Designer blues

 A good graphic designer is a wonderful thing. For a printer, they are like the Mozart to your orchestra, using their imaginations to give you material that lets you show off your mastery of the craft.

My father was a great tradesman, and when he was running Jeffries he attracted a lot of top notch designers anxious to get him to print their tricky jobs. We were only very small then – a couple of GTOs and a platen – but dad was a good printer with high standards, and he respected the trust the designers put in him. He would run their jobs himself, making sure they met the standards of the designer. He also charged well for his time.

When dad retired our work became more industrialised and the designers drifted away or followed dad into the great superannuated post work life. We do not have any graphic design firms or agencies on the books now, and to be honest I am ok with that. Life is easier dealing with a purchasing officer.

We have not escaped them altogether of course. All my customers use a designer in one way or another. And like you, I am exposed daily to the full gamut of skill levels. And boy it is a gamut.

The designers I learned from could spec everything from the stock to the dot screen, tell me how to fold the com­plicated thing they had dreamed up, design a working die line and give me a zip disc with a 7 PMS job using duotones and include the correct trapping.

My most common conversation with designers now is to ask them to resend the artwork with bleed and trim. My next most common conversation is explaining what bleed and trim is. I did it so much that five years ago I did a YouTube video explaining bleed and trim and how to export a file from InDesign with them. As of today, that video, hidden on my website, has been watched 7,498 times. Not kidding.

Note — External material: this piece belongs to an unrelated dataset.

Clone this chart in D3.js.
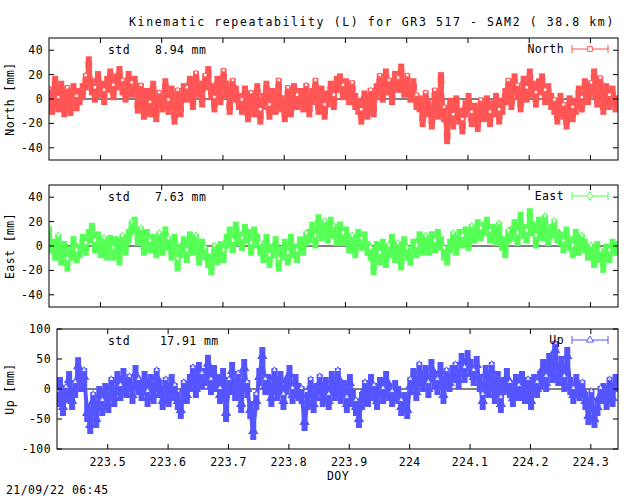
<!DOCTYPE html>
<html><head><meta charset="utf-8">
<script src="https://d3js.org/d3.v7.min.js"></script>
<style>body{margin:0;background:#fff}text{font-family:"DejaVu Sans Mono",monospace;font-size:11.5px;letter-spacing:0.4px;fill:#000}</style>
</head><body><svg id="c" width="640" height="496"></svg>
<script>
const doyStart = 223.416, doyStep = 0.005, doyDomain = [223.416, 224.345];
const xTicks = [223.5, 223.6, 223.7, 223.8, 223.9, 224, 224.1, 224.2, 224.3];
const north = [3,-6,12,-4,8,-8,4,-7,6,-3,2,
6,14,28,10,4,16,8,2,12,18,6,14,20,10,4,16,8,12,
-5,6,-10,2,-8,8,-12,0,-4,10,-6,4,-14,2,-8,6,
4,12,-2,16,8,0,14,20,6,-4,12,2,18,8,-6,10,4,-2,
-6,4,-12,0,-8,6,-14,-2,8,-10,2,-6,10,-4,-12,4,-8,6,-2,2,
-4,6,-8,2,10,-6,4,-10,0,8,-2,12,
14,6,10,2,8,-2,
-6,-14,0,-10,2,-8,
6,14,4,18,10,2,16,12,22,8,14,4,10,-2,
-4,-16,0,-8,-18,2,-10,15,
-12,-30,-6,-18,-4,-14,-22,-8,-2,-16,-10,-20,-6,-12,-4,-16,-8,-2,-14,-6,
2,10,-2,14,6,-4,12,4,18,8,0,10,14,2,6,-2,
-6,-14,-2,-10,-18,-4,-12,-6,
4,-4,10,2,8,18,0,12,-6,6,-2,4,-4];
const east = [10,0,-6,4,-10,-2,-15,-6,2,-8,-4,
4,-2,8,13,0,6,-4,2,-6,3,
-6,2,-10,4,-2,8,15,
18,6,10,-2,8,0,4,-4,
6,-2,10,2,-6,4,-15,-4,2,-8,6,-2,4,-10,0,
-6,-12,-18,-4,-10,-2,-8,
4,10,0,14,6,2,12,8,-2,10,4,
-2,-8,4,-12,-4,2,-15,-6,0,-10,4,-4,-8,2,-2,6,
8,14,4,20,10,16,8,18,12,6,
14,6,10,0,4,-4,8,2,6,-2,
-6,-18,-2,-10,0,-12,-4,4,-8,-2,-14,2,-6,-10,0,-4,6,-2,
4,-2,6,0,8,2,
-6,-10,
0,6,-2,8,4,10,2,
12,8,16,10,14,18,8,12,6,14,
2,-4,8,
10,16,6,22,12,8,25,14,4,18,10,20,6,12,16,8,
6,0,10,2,-4,8,-2,4,0,-6,
-4,-12,-2,-8,-16,-4,-8,0,-2];
const up = [-15,5,-30,-8,15,-20,0,
38,10,20,
-40,-60,-20,-50,-10,-30,
-5,-25,5,-15,
15,-5,20,0,10,-10,25,5,
-5,15,-15,10,-10,20,0,-20,5,-15,10,-5,
-20,-35,0,-10,
10,25,0,30,15,20,42,5,25,10,
-10,20,-40,5,30,-5,15,-25,35,0,
-35,-70,-20,
20,55,5,
10,-15,20,-5,15,-20,5,25,-10,10,-5,
-10,-55,-20,5,-25,-5,
10,-15,5,-20,15,-5,20,-10,0,-25,10,-15,
-30,-50,-20,
0,-15,10,-5,-20,5,-10,15,-5,-15,0,-10,
-30,-20,-35,
5,20,-5,30,10,25,0,35,15,5,30,-10,20,10,25,
30,15,45,25,50,35,20,40,
10,-20,25,0,30,-10,15,-25,5,20,
0,-15,10,-5,15,-10,5,-20,10,0,
15,35,10,45,25,65,20,40,10,55,
5,-10,10,-5,0,
-20,-45,-15,-50,-30,-10,
-5,-20,5,-15,10];
const sigmas = {North: 7, East: 6, Up: 15};
const stds = {North: "8.94", East: "7.63", Up: "17.91"};

const svg = d3.select("#c");
svg.append("text").attr("x",372).attr("y",26).attr("text-anchor","middle").style("letter-spacing","1.6px")
  .text("Kinematic repeatability (L) for GR3 517 - SAM2  ( 38.8 km)");

const panels = [
  {name:"North", data:north, color:"#ff5555", l:49, t:38, b:160, dom:[-50,50], ticks:[-40,-20,0,20,40], marker:"square", label:"North [mm]"},
  {name:"East", data:east, color:"#55ff55", l:49, t:185, b:307, dom:[-50,50], ticks:[-40,-20,0,20,40], marker:"diamond", label:"East [mm]"},
  {name:"Up", data:up, color:"#5555ff", l:57, t:329, b:449, dom:[-100,100], ticks:[-100,-50,0,50,100], marker:"triangle", label:"Up [mm]"}
];
const R = 618;
panels.forEach((p,pi) => {
  const x = d3.scaleLinear().domain(doyDomain).range([p.l, R]);
  const y = d3.scaleLinear().domain(p.dom).range([p.b, p.t]);
  const g = svg.append("g");
  const pts = p.data.map((v,i)=>({x:doyStart+i*doyStep, y:v}));
  const sym = p.marker==="square"?d3.symbolSquare:p.marker==="diamond"?d3.symbolDiamond:d3.symbolTriangle;
  const clip = "clip"+pi;
  svg.append("clipPath").attr("id",clip).append("rect").attr("x",p.l).attr("y",p.t).attr("width",R-p.l).attr("height",p.b-p.t);
  g.append("line").attr("x1",p.l).attr("x2",R).attr("y1",y(0)).attr("y2",y(0)).attr("stroke","#000");
  const d = g.append("g").attr("clip-path",`url(#${clip})`);
  const s = sigmas[p.name];
  d.append("path").datum(pts).attr("d",d3.line().x(q=>x(q.x)).y(q=>y(q.y)))
    .attr("fill","none").attr("stroke",p.color).attr("stroke-width",4);
  d.selectAll("line.e").data(pts).enter().append("line")
    .attr("x1",q=>x(q.x)).attr("x2",q=>x(q.x)).attr("y1",q=>y(q.y-s)).attr("y2",q=>y(q.y+s))
    .attr("stroke",p.color).attr("stroke-width",6);
  d.selectAll("path.m").data(pts).enter().append("path")
    .attr("transform",q=>`translate(${x(q.x)},${y(q.y)})`)
    .attr("d",d3.symbol().type(sym).size(30)).attr("fill",p.color).attr("stroke",p.color).attr("stroke-width",1.2);
  d.selectAll("path.m2").data(pts.filter((q,i)=>i%3===0)).enter().append("path")
    .attr("transform",q=>`translate(${x(q.x)},${y(q.y+s*0.8)})`)
    .attr("d",d3.symbol().type(sym).size(12)).attr("fill","#fff").attr("stroke",p.color).attr("stroke-width",1);
  g.append("rect").attr("x",p.l).attr("y",p.t).attr("width",R-p.l).attr("height",p.b-p.t)
    .attr("fill","none").attr("stroke","#000");
  p.ticks.forEach(t=>{
    g.append("line").attr("x1",p.l).attr("x2",p.l+5).attr("y1",y(t)).attr("y2",y(t)).attr("stroke","#000");
    g.append("line").attr("x1",R).attr("x2",R-5).attr("y1",y(t)).attr("y2",y(t)).attr("stroke","#000");
    g.append("text").attr("x",p.l-6).attr("y",y(t)+4).attr("text-anchor","end").text(t);
  });
  xTicks.forEach(t=>{
    g.append("line").attr("x1",x(t)).attr("x2",x(t)).attr("y1",p.b).attr("y2",p.b-5).attr("stroke","#000");
    g.append("line").attr("x1",x(t)).attr("x2",x(t)).attr("y1",p.t).attr("y2",p.t+5).attr("stroke","#000");
    if (pi===2) g.append("text").attr("x",x(t)).attr("y",p.b+17).attr("text-anchor","middle").text(t);
  });
  g.append("text").attr("transform",`translate(14,${(p.t+p.b)/2}) rotate(-90)`).attr("text-anchor","middle").text(p.label);
  g.append("text").attr("x",108).attr("y",p.t+16).text("std");
  g.append("text").attr("x",p.name==="Up"?160:155).attr("y",p.t+16).text(stds[p.name]+" mm");
  g.append("text").attr("x",564).attr("y",p.t+15).attr("text-anchor","end").text(p.name);
  const ly = p.t+11;
  g.append("line").attr("x1",572).attr("x2",608).attr("y1",ly).attr("y2",ly).attr("stroke",p.color);
  [572,608].forEach(xx=>g.append("line").attr("x1",xx).attr("x2",xx).attr("y1",ly-4).attr("y2",ly+4).attr("stroke",p.color));
  g.append("path").attr("transform",`translate(590,${ly})`).attr("d",d3.symbol().type(sym).size(22))
    .attr("fill","#fff").attr("stroke",p.color);
});
svg.append("text").attr("x",338).attr("y",480).attr("text-anchor","middle").text("DOY");
svg.append("text").attr("x",6).attr("y",494).text("21/09/22 06:45");
</script></body></html>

From conversations with the young designers I work with, they tell me they are lucky to get a couple of lessons on preparing a file for print. It is just not seen as relevant any more. And a lot of them have no formal training at all, tak­ing a natural talent, teaching them­selves Photoshop and turning that into a pretty well-paying job.

It is great that the tech exists now for you to be able to turn that raw ability into a business, but it really irks me when they get paid $15,000 for a job we are making $1000 on and we get lumped with trying to make their files work. And before you say send them back, you know sometimes it is just not an option.

Luckily, we are pretty good at getting those files to a workable state. A lot of that is down to the sophistication of the modern Creative Suite package and all the other handy software tools availa­ble. But there is still a fair degree of inge­nuity needed.

And that is all fine – it has been this way for a few years and we are used to it. But now there is a new spanner in the design works – Canva.

Several of my clients have decided to save themselves design costs and create their own jobs in Canva. If you don’t know, Canva is Uber for graphic design, a really amazing online design tool aimed at small businesses and individu­als who want to create marketing collat­eral. It is an Australian company and one of the unicorns, or startups valued at $1bn plus.

It is a great idea well executed, but it has its downsides. We have started get­ting files in, same story, no bleed, no trim, but unlike with files created in Creative Suite or Publisher or Corel, there seems to be no way to fix a Canva file. Trying to edit one almost always leads to broken fonts and vectors smashed into a million pieces. So you have no choice but to send it back to the client, who cannot get back to Canva in time, deadlines are missed and the job gets cancelled.

 

It has got so bad I have started to get the dreads every time I see an email from a Canva-loving client. It really makes me wish for the days when art­work came on a zip disk in the mail.